In fact, there has been no evidence in the past week that there is even a Hussein to lead Iraq's military. Most recently, yesterday, he issued a statement that his information minister, Muhammad Sa'id al-Sahhaf, read on Iraqi television.

The statement urged Iraqis to continue their struggle against British and U.S. forces, and promised heaven for those who die in the fight.

Rumsfeld said it was odd that Hussein did not deliver the statement himself, but added that he has no idea whether Hussein is alive or dead. Even if the Iraqi leader were dead, he said, there are still other members of his government who can manage the country and its military infrastructure.

But Rumsfeld said he also expects that Hussein's control would be stronger than that of his subordinates.

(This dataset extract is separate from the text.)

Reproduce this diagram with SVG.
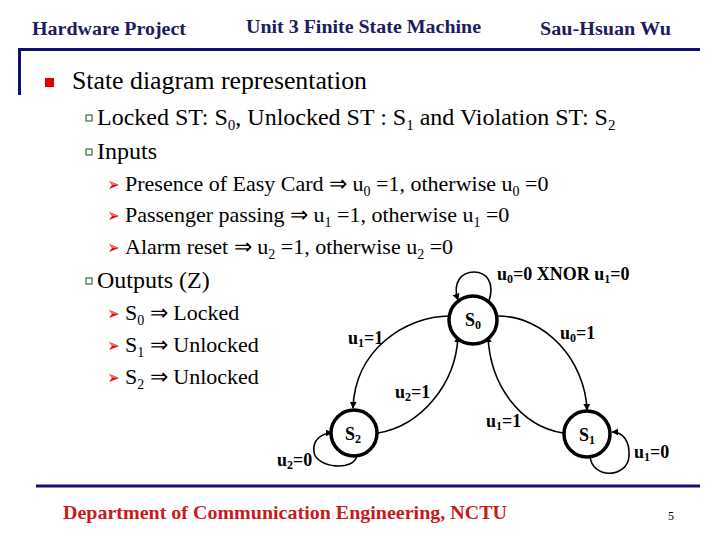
<svg xmlns="http://www.w3.org/2000/svg" width="720" height="540" viewBox="0 0 720 540">
<style>
.hdr{font-family:"Liberation Serif","Times New Roman",serif;font-weight:bold;font-size:18px;fill:#1c1c5e}
.t1{font-family:"Liberation Serif","Times New Roman",serif;font-size:26px;fill:#000}
.t2{font-family:"Liberation Serif","Times New Roman",serif;font-size:24px;fill:#000}
.t3{font-family:"Liberation Serif","Times New Roman",serif;font-size:22px;fill:#000}
.sub{font-size:15px}
.sub3{font-size:14px}
.lbl{font-family:"Liberation Serif","Times New Roman",serif;font-weight:bold;font-size:18px;fill:#000}
.lsub{font-size:12px}
.node{fill:#fff;stroke:#000;stroke-width:3.5}
.edge{fill:none;stroke:#000;stroke-width:1.6}
.qb{fill:#fff;stroke:#3a6a3a;stroke-width:1.2}
.foot{font-family:"Liberation Serif","Times New Roman",serif;font-weight:bold;font-size:19px;fill:#c81a1a}
</style>
<defs>
<marker id="ah" viewBox="0 0 10 10" refX="9" refY="5" markerWidth="7" markerHeight="7" markerUnits="userSpaceOnUse" orient="auto">
<path d="M0,0 L10,5 L0,10 z" fill="#000"/>
</marker>
<symbol id="arrowBullet" viewBox="0 0 10 10">
<path d="M0,1 L10,5 L0,9 L3,5 z" fill="#d01010"/>
<path d="M0,1 L10,5 L3,5 z" fill="#ff6060"/>
</symbol>
</defs>
<rect width="720" height="540" fill="#fff"/>

<!-- header -->
<text class="hdr" x="32" y="35" textLength="154" lengthAdjust="spacingAndGlyphs">Hardware Project</text>
<text class="hdr" x="246" y="33" textLength="235" lengthAdjust="spacingAndGlyphs">Unit 3 Finite State Machine</text>
<text class="hdr" x="540" y="35" textLength="131" lengthAdjust="spacingAndGlyphs">Sau-Hsuan Wu</text>
<path d="M19.5,95 V49.5 H700" fill="none" stroke="#10106a" stroke-width="3"/>

<!-- body text -->
<rect x="45" y="78" width="9" height="9" fill="#e00000"/>
<text class="t1" x="72" y="89" textLength="295" lengthAdjust="spacingAndGlyphs">State diagram representation</text>

<rect class="qb" x="86" y="115" width="6" height="6"/>
<text class="t2" x="97" y="125">Locked ST: S<tspan class="sub" dy="5">0</tspan><tspan dy="-5">, Unlocked ST : S</tspan><tspan class="sub" dy="5">1</tspan><tspan dy="-5"> and Violation ST: S</tspan><tspan class="sub" dy="5">2</tspan></text>
<rect class="qb" x="86" y="149" width="6" height="6"/>
<text class="t2" x="97" y="159">Inputs</text>

<use href="#arrowBullet" x="109" y="180" width="10" height="10"/>
<text class="t3" x="125" y="191">Presence of Easy Card ⇒ u<tspan class="sub3" dy="5">0</tspan><tspan dy="-5"> =1, otherwise u</tspan><tspan class="sub3" dy="5">0</tspan><tspan dy="-5"> =0</tspan></text>
<use href="#arrowBullet" x="109" y="211" width="10" height="10"/>
<text class="t3" x="125" y="222">Passenger passing ⇒ u<tspan class="sub3" dy="5">1</tspan><tspan dy="-5"> =1, otherwise u</tspan><tspan class="sub3" dy="5">1</tspan><tspan dy="-5"> =0</tspan></text>
<use href="#arrowBullet" x="109" y="243" width="10" height="10"/>
<text class="t3" x="125" y="254">Alarm reset ⇒ u<tspan class="sub3" dy="5">2</tspan><tspan dy="-5"> =1, otherwise u</tspan><tspan class="sub3" dy="5">2</tspan><tspan dy="-5"> =0</tspan></text>

<rect class="qb" x="86" y="278" width="6" height="6"/>
<text class="t2" x="97" y="288">Outputs (Z)</text>
<use href="#arrowBullet" x="109" y="309" width="10" height="10"/>
<text class="t3" x="125" y="320">S<tspan class="sub3" dy="5">0</tspan><tspan dy="-5"> ⇒ Locked</tspan></text>
<use href="#arrowBullet" x="109" y="341" width="10" height="10"/>
<text class="t3" x="125" y="352">S<tspan class="sub3" dy="5">1</tspan><tspan dy="-5"> ⇒ Unlocked</tspan></text>
<use href="#arrowBullet" x="109" y="373" width="10" height="10"/>
<text class="t3" x="125" y="384">S<tspan class="sub3" dy="5">2</tspan><tspan dy="-5"> ⇒ Unlocked</tspan></text>

<!-- connectors -->
<g id="connectors">
<path class="edge" marker-end="url(#ah)" d="M489,301 C495,282 486,272 474,272 C462,272 452,282 458,300"/>
<path class="edge" marker-end="url(#ah)" d="M450,316 C405,316 355,350 353,408"/>
<path class="edge" marker-end="url(#ah)" d="M378,433 C420,426 456,385 458,336"/>
<path class="edge" marker-end="url(#ah)" d="M498,316 C545,316 585,360 587,410"/>
<path class="edge" marker-end="url(#ah)" d="M563,433 C520,426 490,385 488,336"/>
<path class="edge" marker-end="url(#ah)" d="M590,456 C592,480 628,478 629,456 C630,440 622,432 612,432"/>
<path class="edge" marker-end="url(#ah)" d="M357,455 C355,472 316,468 314,452 C312,440 322,433 332,433"/>
</g>

<!-- nodes -->
<g id="S0">
<circle class="node" cx="473" cy="320" r="24"/>
<text class="lbl" x="465" y="326">S<tspan class="lsub" dy="3">0</tspan></text>
</g>
<g id="S2">
<circle class="node" cx="354" cy="433" r="23"/>
<text class="lbl" x="345" y="440">S<tspan class="lsub" dy="3">2</tspan></text>
</g>
<g id="S1">
<circle class="node" cx="587" cy="434" r="23"/>
<text class="lbl" x="579" y="441">S<tspan class="lsub" dy="3">1</tspan></text>
</g>

<!-- edge labels -->
<text class="lbl" x="497" y="280">u<tspan class="lsub" dy="3">0</tspan><tspan dy="-3">=0 XNOR u</tspan><tspan class="lsub" dy="3">1</tspan><tspan dy="-3">=0</tspan></text>
<text class="lbl" x="348" y="344">u<tspan class="lsub" dy="3">1</tspan><tspan dy="-3">=1</tspan></text>
<text class="lbl" x="560" y="339">u<tspan class="lsub" dy="3">0</tspan><tspan dy="-3">=1</tspan></text>
<text class="lbl" x="395" y="398">u<tspan class="lsub" dy="3">2</tspan><tspan dy="-3">=1</tspan></text>
<text class="lbl" x="486" y="427">u<tspan class="lsub" dy="3">1</tspan><tspan dy="-3">=1</tspan></text>
<text class="lbl" x="277" y="466">u<tspan class="lsub" dy="3">2</tspan><tspan dy="-3">=0</tspan></text>
<text class="lbl" x="634" y="458">u<tspan class="lsub" dy="3">1</tspan><tspan dy="-3">=0</tspan></text>

<!-- footer -->
<line x1="36" y1="486" x2="700" y2="486" stroke="#10106a" stroke-width="3"/>
<text class="foot" x="63" y="519" textLength="444" lengthAdjust="spacingAndGlyphs">Department of Communication Engineering, NCTU</text>
<text x="668" y="520" font-family="Liberation Serif, serif" font-size="12" fill="#000">5</text>
</svg>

The White House, too, expressed puzzlement that Hussein himself did not address the Iraqi people. Speaking with reporters yesterday, White House spokesman Ari Fleischer said: "Members of the administration have said when asked is Saddam alive, 'we don't know,' because we do not know. The fact that he failed to show up for his scheduled appearance today raises additional questions. But I think it's also fair to say, given the fact that we don't know if he's alive or not, when the president refers, or other people in the administration refer to Saddam Hussein this or Saddam Hussein that, it's almost now a generalized term for the Iraqi regime because we don't know if he's alive or dead."

Meanwhile, Saudi Arabia's foreign minister, Prince Saud, suggested that it would be best for the Iraqi people if Hussein made the sacrifice of stepping down and ending the war. Iraqi Vice President Taha Yassin Ramadan rejected the idea and told the prince to "go to hell."

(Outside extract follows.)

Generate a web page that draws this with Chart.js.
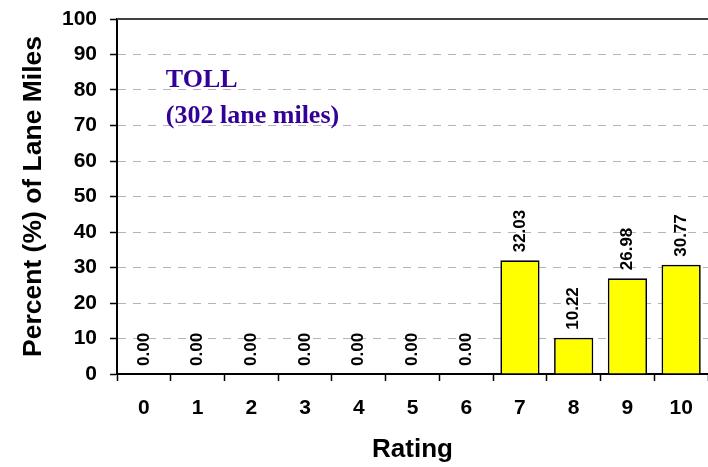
<!DOCTYPE html>
<html>
<head>
<meta charset="utf-8">
<script src="https://cdn.jsdelivr.net/npm/chart.js@4"></script>
<style>
  body { margin: 0; background: #fff; }
  #wrap { width: 708px; height: 467px; }
</style>
</head>
<body>
<div id="wrap"><canvas id="myChart"></canvas></div>
<script>
const ratings = ['0', '1', '2', '3', '4', '5', '6', '7', '8', '9', '10'];
const percents = [0, 0, 0, 0, 0, 0, 0, 32.03, 10.22, 26.98, 30.77];
const noteLines = ['TOLL', '(302 lane miles)'];

const FONT = '"Liberation Sans", Arial, sans-serif';

// value labels above bars, rotated, plus the note text and top frame line
const extras = {
  id: 'extras',
  afterDatasetsDraw(chart) {
    const ctx = chart.ctx;
    const area = chart.chartArea;
    ctx.save();
    ctx.strokeStyle = '#404040';
    ctx.lineWidth = 2;
    ctx.beginPath();
    ctx.moveTo(area.left, area.top);
    ctx.lineTo(area.right, area.top);
    ctx.stroke();

    ctx.fillStyle = '#000';
    ctx.font = 'bold 17px ' + FONT;
    ctx.textAlign = 'left';
    ctx.textBaseline = 'middle';
    chart.getDatasetMeta(0).data.forEach((bar, i) => {
      ctx.save();
      ctx.translate(bar.x, bar.y - 8);
      ctx.rotate(-Math.PI / 2);
      ctx.fillText(percents[i].toFixed(2), 0, 0);
      ctx.restore();
    });

    const x = chart.scales.x.getPixelForValue(0) + 22;
    ctx.fillStyle = '#330099';
    ctx.font = 'bold 26px "Liberation Serif", "Times New Roman", serif';
    ctx.textBaseline = 'alphabetic';
    ctx.fillText(noteLines[0], x, chart.scales.y.getPixelForValue(80.8));
    ctx.fillText(noteLines[1], x, chart.scales.y.getPixelForValue(70.7));
    ctx.restore();
  }
};

const ctx = document.getElementById('myChart').getContext('2d');
const myChart = new Chart(ctx, {
  type: 'bar',
  data: {
    labels: ratings,
    datasets: [{
      data: percents,
      backgroundColor: '#ffff00',
      borderColor: '#000',
      borderWidth: 1.7,
      borderSkipped: 'bottom',
      categoryPercentage: 1,
      barPercentage: 0.73
    }]
  },
  options: {
    responsive: true,
    maintainAspectRatio: false,
    animation: false,
    layout: { padding: { top: 19, right: 0, left: 0, bottom: 0 } },
    plugins: {
      legend: { display: false },
      tooltip: { enabled: false }
    },
    scales: {
      x: {
        afterFit: (s) => { s.height = 93; s.paddingLeft = 0; s.paddingRight = 0; },
        grid: { drawOnChartArea: false, tickLength: 7, tickColor: '#000', tickWidth: 1.5 },
        border: { color: '#000', width: 2 },
        ticks: { color: '#000', padding: 15, font: { family: FONT, size: 21, weight: 'bold' } },
        title: { display: true, text: 'Rating', color: '#000', padding: { top: 0, bottom: 2 },
                 font: { family: FONT, size: 26, weight: 'bold' } }
      },
      y: {
        min: 0,
        max: 100,
        afterFit: (s) => { s.width = 117; s.paddingTop = 0; s.paddingBottom = 0; },
        grid: { color: '#b4b4b4', lineWidth: 1, tickLength: 7, tickColor: '#000', tickWidth: 1.5 },
        border: { color: '#000', width: 2, dash: [8, 7] },
        ticks: { stepSize: 10, color: '#000', padding: 13, font: { family: FONT, size: 21, weight: 'bold' } },
        title: { display: true, text: 'Percent (%) of Lane Miles', color: '#000', padding: { top: 18, bottom: 0 },
                 font: { family: FONT, size: 26.5, weight: 'bold' } }
      }
    }
  },
  plugins: [extras]
});
</script>
</body>
</html>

There also were reports that the United States was negotiating some sort of peace deal with certain elements of the Iraqi government. Rumsfeld was equally emphatic in discounting that idea.

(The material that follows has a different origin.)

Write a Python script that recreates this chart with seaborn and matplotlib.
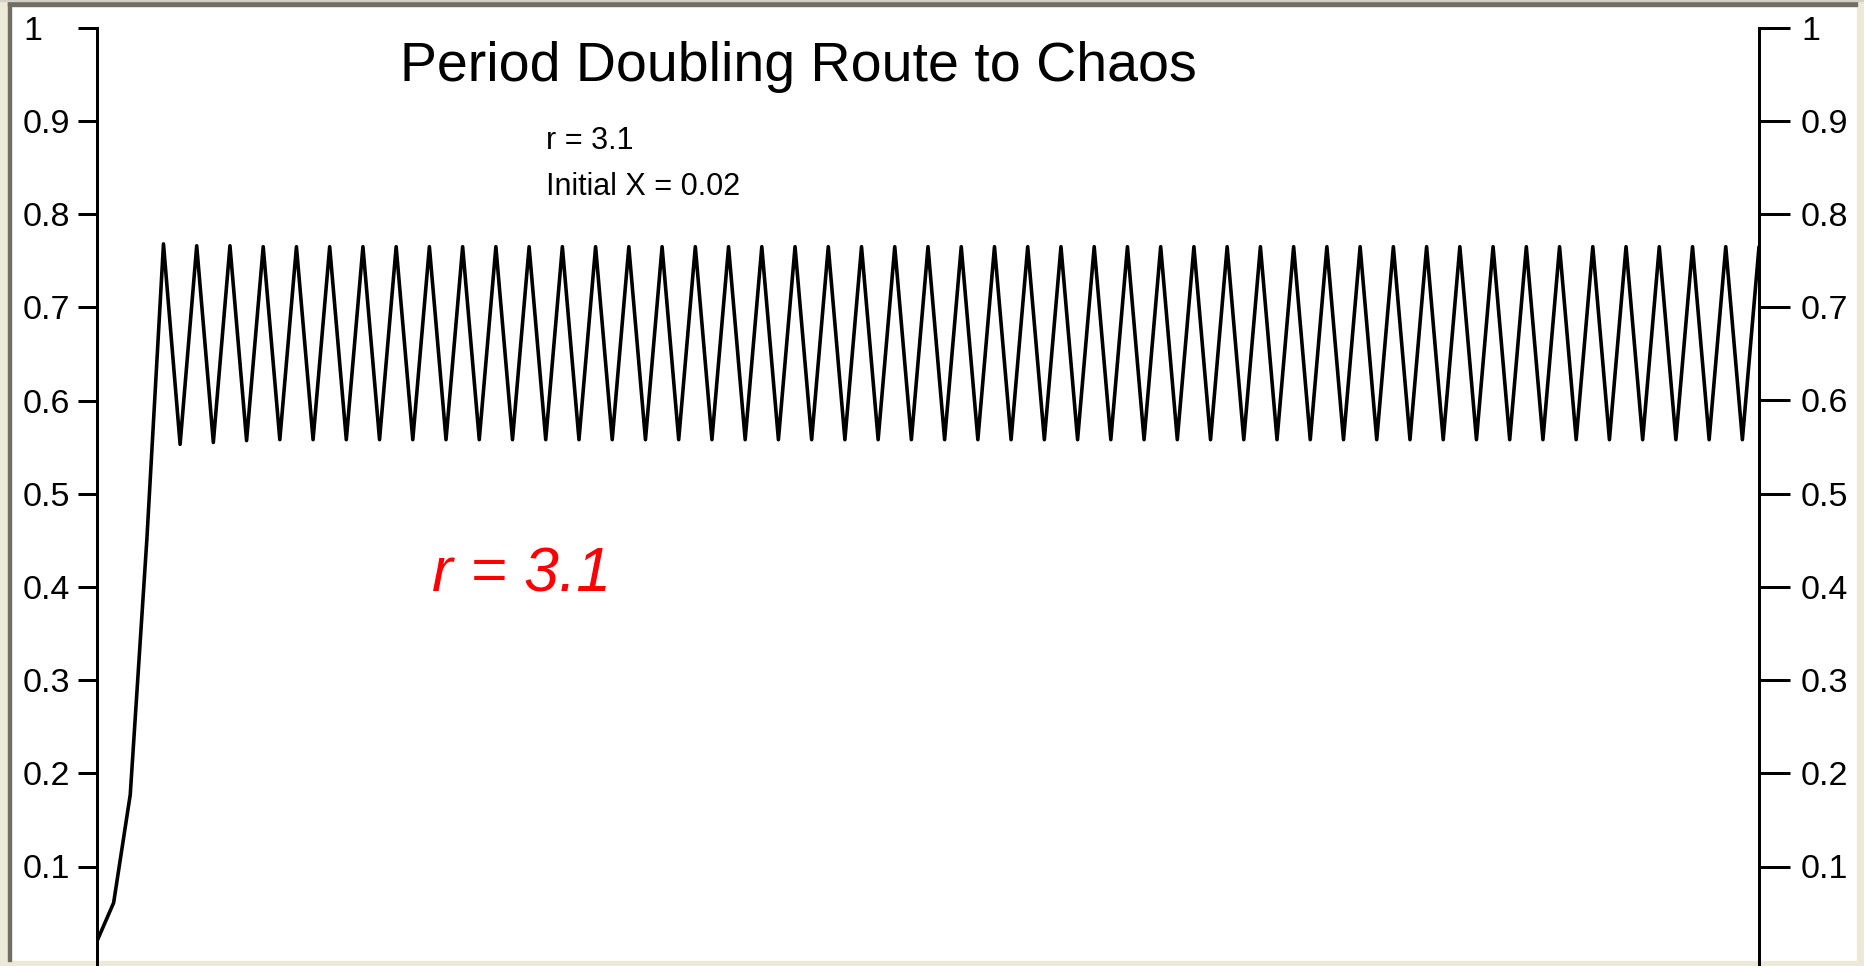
import matplotlib
matplotlib.use("Agg")
import matplotlib.pyplot as plt
from matplotlib.patches import Rectangle
import pandas as pd
import seaborn as sns

# Logistic-map orbit, one value per iteration (r = 3.1, x0 = 0.02)
x_values = [
    0.020, 0.061, 0.177, 0.451, 0.768, 0.553, 0.766, 0.555, 0.766, 0.557,
    0.765, 0.558, 0.765, 0.558, 0.765, 0.558, 0.765, 0.558, 0.765, 0.558,
    0.765, 0.558, 0.765, 0.558, 0.765, 0.558, 0.765, 0.558, 0.765, 0.558,
    0.765, 0.558, 0.765, 0.558, 0.765, 0.558, 0.765, 0.558, 0.765, 0.558,
    0.765, 0.558, 0.765, 0.558, 0.765, 0.558, 0.765, 0.558, 0.765, 0.558,
    0.765, 0.558, 0.765, 0.558, 0.765, 0.558, 0.765, 0.558, 0.765, 0.558,
    0.765, 0.558, 0.765, 0.558, 0.765, 0.558, 0.765, 0.558, 0.765, 0.558,
    0.765, 0.558, 0.765, 0.558, 0.765, 0.558, 0.765, 0.558, 0.765, 0.558,
    0.765, 0.558, 0.765, 0.558, 0.765, 0.558, 0.765, 0.558, 0.765, 0.558,
    0.765, 0.558, 0.765, 0.558, 0.765, 0.558, 0.765, 0.558, 0.765, 0.558,
    0.765,
]
iterations = list(range(len(x_values)))

y_ticks = [0.1, 0.2, 0.3, 0.4, 0.5, 0.6, 0.7, 0.8, 0.9, 1.0]
y_tick_labels = ["0.1", "0.2", "0.3", "0.4", "0.5", "0.6", "0.7", "0.8", "0.9", "1"]

title_text = "Period Doubling Route to Chaos"
param_lines = ["r = 3.1", "Initial X = 0.02"]
highlight_text = "r = 3.1"

W, H, DPI = 1865, 966, 100
PX = 72.0 / DPI  # points per pixel

sns.set_style("white")
plt.rcParams["font.family"] = ["Liberation Sans", "DejaVu Sans"]

fig = plt.figure(figsize=(W / DPI, H / DPI), dpi=DPI, facecolor="white")


def fx(px):
    return px / W


def fy(py):
    return 1 - py / H


# window frame
frame_beige = "#ECE9D8"
frame_dark = "#716F64"
fig.add_artist(Rectangle((0, 0), fx(8), 1, transform=fig.transFigure,
                         color=frame_beige, zorder=0))
fig.add_artist(Rectangle((fx(1857), 0), fx(8), 1, transform=fig.transFigure,
                         color=frame_beige, zorder=0))
fig.add_artist(Rectangle((0, 0), 1, 5 / H, transform=fig.transFigure,
                         color=frame_beige, zorder=0))
fig.add_artist(Rectangle((fx(8), fy(961)), fx(3), (961 - 1) / H,
                         transform=fig.transFigure, color=frame_dark, zorder=0))
fig.add_artist(Rectangle((fx(8), fy(6)), fx(1857 - 8), 5 / H,
                         transform=fig.transFigure, color=frame_dark, zorder=0))
fig.add_artist(Rectangle((0, fy(1)), 1, 1 / H, transform=fig.transFigure,
                         color="#D4D0C8", zorder=0))

# plot area
left_px, right_px, top_px, bottom_px = 97, 1759, 27.7, 959.7
ax = fig.add_axes([fx(left_px), fy(bottom_px), fx(right_px - left_px),
                   (bottom_px - top_px) / H])
ax.patch.set_alpha(0)

df = pd.DataFrame({"iteration": iterations, "x": x_values})
sns.lineplot(data=df, x="iteration", y="x", ax=ax, color="black",
             linewidth=3.6 * PX, estimator=None, sort=False)

ax.set_xlim(0, 100)
ax.set_ylim(0, 1)
ax.set_xticks([])
ax.set_xlabel("")
ax.set_ylabel("")
for side in ["top", "bottom", "right"]:
    ax.spines[side].set_visible(False)
ax.spines["left"].set_linewidth(3 * PX)
ax.spines["left"].set_color("black")
ax.spines["left"].set_bounds(-0.01, 1)

label_size = 24.5
ax.set_yticks(y_ticks, y_tick_labels)
ax.tick_params(axis="y", direction="out", length=19 * PX, width=3 * PX,
               pad=55 * PX, labelsize=label_size, colors="black", left=True)
for lab in ax.get_yticklabels():
    lab.set_horizontalalignment("left")

ax2 = ax.twinx()
ax2.set_ylim(0, 1)
ax2.patch.set_alpha(0)
for side in ["top", "bottom", "left"]:
    ax2.spines[side].set_visible(False)
ax2.spines["right"].set_linewidth(3 * PX)
ax2.spines["right"].set_color("black")
ax2.spines["right"].set_bounds(-0.01, 1)
ax2.set_yticks(y_ticks, y_tick_labels)
ax2.tick_params(axis="y", direction="out", length=31 * PX, width=3 * PX,
                pad=11 * PX, labelsize=label_size, colors="black", right=True)
ax2.set_xticks([])

# titles and annotations
fig.text(fx(798), fy(81), title_text, ha="center", va="baseline",
         fontsize=40, color="black")
fig.text(fx(546), fy(149), param_lines[0], ha="left", va="baseline",
         fontsize=22, color="black")
fig.text(fx(546), fy(195), param_lines[1], ha="left", va="baseline",
         fontsize=22, color="black")
fig.text(fx(432), fy(591), highlight_text, ha="left", va="baseline",
         fontsize=45, style="italic", color="#FF0000")

fig.savefig("out.png", dpi=DPI, facecolor="white")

"There are no negotiations taking place with anyone in the Saddam Hussein regime. There will be no outcome to this war that leaves Saddam Hussein and his regime in power. Let there be no doubt: His time will end, and soon. The only thing that the coalition will discuss with this regime is their unconditional surrender."

As the two sides exchanged fire and propaganda, U.S. Secretary of State Colin Powell was in Turkey, Iraq's neighbor to the north, to discuss the war -- and keeping Turkish forces out of it. The government in Ankara has granted overflight rights to allied planes, but has refused to let its territory be used as a staging point for a northern front against Baghdad.

In Washington, State Department spokesman Philip Reeker said yesterday that Powell wants to thank Turkey for keeping its promise not to send its own forces into northern Iraq. The United States fears clashes might erupt between Turkish troops and ethnic Kurds in the region.

Today Powell flies to Belgrade to meet with Svetozar Marovic, the president of Serbia and Montenegro, and with Zoran Zivkovic, Serbia's new prime minister, as well as with other officials. The secretary is expected to convey U.S. support for the federation's struggle against organized crime, war criminals, and political extremism.

Powell is scheduled tomorrow to meet in Brussels with foreign ministers from countries in the European Union and the NATO as well as with Russian Foreign Minister Igor Ivanov.

Both the EU and NATO are split on the war in Iraq, and Russia has been outspoken against the conflict.